Russia has publicly released video footage of range trials of an unmanned ground combat system designated “Kuryer,” fitted with a newly disclosed automated mortar module called “Bagunlnik-82.”

The footage, published by the NRTK channel, which covers Russian ground robotics development, shows the system operating with a rotating turret housing both the mortar tube and an integrated automatic loading mechanism. After each shot, a mechanical arm retrieves and chambers a fresh round in approximately five seconds — a cycle time that, if sustained under operational conditions, would give the unmanned platform a meaningful sustained rate of fire without exposing personnel to counter-battery risk.

The Bagunlnik-82 module had not been publicly reported before the release of this footage. Based on its caliber and configuration, analysts have suggested the weapon may be derived from the 2B24, a lightweight 82mm mortar already in Russian service and well suited for vehicle integration given its relatively low weight and compact dimensions. However, the possibility that designers created an entirely new 82mm weapon optimized specifically for the Kuryer chassis has not been ruled out.
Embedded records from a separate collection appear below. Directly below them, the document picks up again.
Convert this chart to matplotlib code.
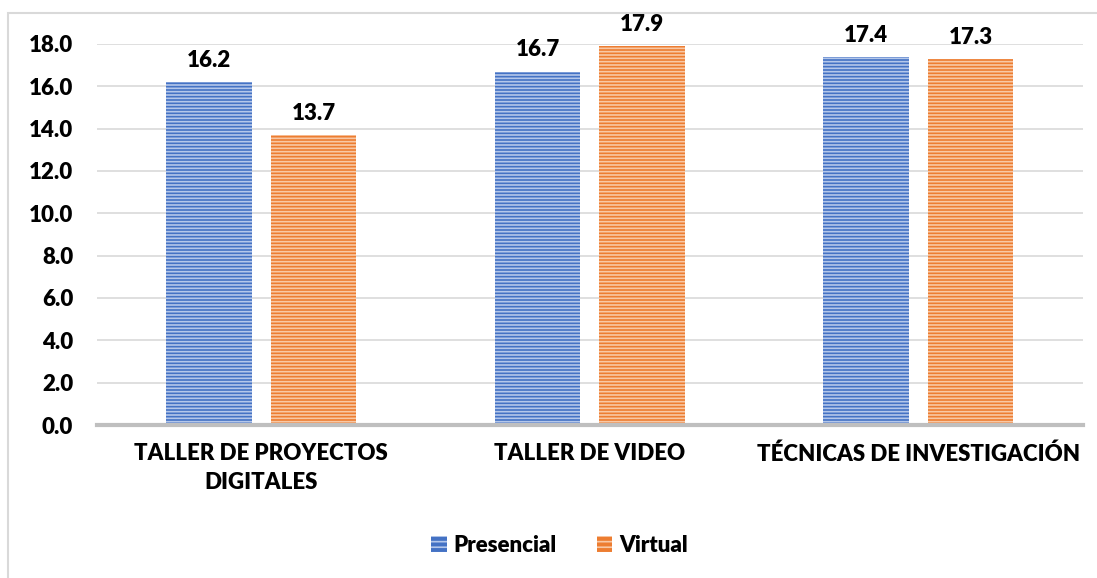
import matplotlib
matplotlib.use("Agg")
import matplotlib.pyplot as plt
from matplotlib.patches import Rectangle, Patch
import numpy as np

categories = ["TALLER DE PROYECTOS\nDIGITALES", "TALLER DE VIDEO", "TÉCNICAS DE INVESTIGACIÓN"]
presencial = [16.2, 16.7, 17.4]
virtual = [13.7, 17.9, 17.3]
series_names = ["Presencial", "Virtual"]
yticks = [0, 2, 4, 6, 8, 10, 12, 14, 16, 18]

plt.rcParams['font.family'] = ['Lato', 'DejaVu Sans']
plt.rcParams['hatch.linewidth'] = 1.2

FS = 16
FW = 'heavy'

fig = plt.figure(figsize=(10.97, 5.78), dpi=100)
fig.patches.append(Rectangle((0.0075, -0.01), 1.0, 0.987, transform=fig.transFigure,
                             fill=False, edgecolor='#D9D9D9', linewidth=1.5))
ax = fig.add_axes([0.0884, 0.2647, 0.8986, 0.6592])

x = np.arange(len(categories))
w = 0.26
off = 0.159
b1 = ax.bar(x - off, presencial, w, facecolor='#4472C4', edgecolor='#B4C7EA',
            hatch='-----', linewidth=0, zorder=3, label=series_names[0])
b2 = ax.bar(x + off, virtual, w, facecolor='#ED7D31', edgecolor='#F8C8A5',
            hatch='-----', linewidth=0, zorder=3, label=series_names[1])

for bars, vals in ((b1, presencial), (b2, virtual)):
    for r, v in zip(bars, vals):
        ax.annotate(f"{v:.1f}", (r.get_x() + r.get_width() / 2, v), xytext=(0, 8),
                    textcoords='offset points', ha='center', va='bottom',
                    fontsize=FS, fontweight=FW, annotation_clip=False)

ax.set_xlim(-0.5, 2.5)
ax.set_ylim(0, 18)
ax.set_yticks(yticks)
ax.set_yticklabels([f"{t:.1f}" for t in yticks], fontsize=FS, fontweight=FW)
ax.set_xticks(x)
ax.set_xticklabels(categories, fontsize=FS, fontweight=FW, linespacing=1.45)
ax.tick_params(axis='both', length=0)
ax.tick_params(axis='y', pad=17)
ax.tick_params(axis='x', pad=13)
ax.grid(axis='y', color='#D9D9D9', linewidth=1.2, zorder=0)
for s in ['top', 'right', 'left']:
    ax.spines[s].set_visible(False)
ax.spines['bottom'].set_color('#BFBFBF')
ax.spines['bottom'].set_linewidth(3)
ax.spines['bottom'].set_zorder(4)

handles = [Patch(facecolor='#4472C4', edgecolor='#B4C7EA', hatch='---', linewidth=0),
           Patch(facecolor='#ED7D31', edgecolor='#F8C8A5', hatch='---', linewidth=0)]
fig.legend(handles, series_names, loc='center', bbox_to_anchor=(0.51, 0.057), ncol=2,
           frameon=False, prop={'size': FS, 'weight': FW},
           handlelength=0.7, handleheight=0.7, handletextpad=0.3, columnspacing=1.8)

fig.savefig("out.png", dpi=100)
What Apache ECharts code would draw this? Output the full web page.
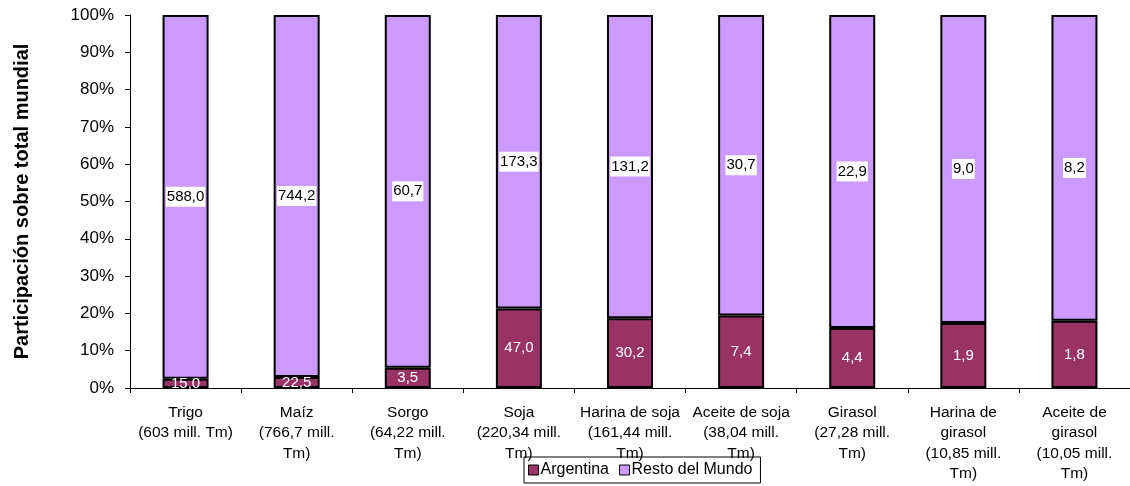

The Kuryer itself is a tracked unmanned ground vehicle — the type of platform Russia has been developing under its broader ground robotics program, referred to in Russian military terminology as NRTK, or unmanned ground combat complexes. Mounting a mortar in a rotating, stabilized turret rather than relying on a fixed forward-firing arrangement gives the system the ability to engage targets across a wider arc without repositioning the entire vehicle, an advantage in both defensive and offensive fire missions.

What distinguishes the Bagunlnik-82 footage most clearly from earlier Russian unmanned ground system demonstrations is the autoloader. Previous Russian ground robots shown publicly have largely relied on machine guns or anti-tank guided missiles — weapons that do not require reloading between shots in the same manual sense. Integrating an automatic loading arm into a mortar turret small enough to fit on a light unmanned chassis is a more complex engineering problem, and the footage suggests the system has reached at least a functional prototype stage capable of conducting live fire.

The practical significance of an unmanned mortar platform lies in what it removes from the equation: the mortar crew. Conventional 82mm mortar teams are among the most vulnerable elements of an infantry formation, exposed during setup, firing, and displacement, and subject to rapid counter-battery fire once their position is identified. A robotic system that can fire, move, and fire again without personnel at the point of launch addresses that vulnerability directly, and could allow commanders to place indirect fire capability in locations too dangerous or too exposed for manned teams to occupy.

Russia has accelerated development and public disclosure of unmanned ground systems over the course of the war in Ukraine, where both sides have faced severe manpower pressure and where the lethality of the battlefield has made any reduction in crew exposure operationally valuable. Whether the Kuryer with Bagunlnik-82 progresses beyond range trials to series production and front-line deployment remains to be confirmed, but the footage establishes that Russia has moved the concept of an autonomous indirect-fire ground robot from paper to functioning hardware.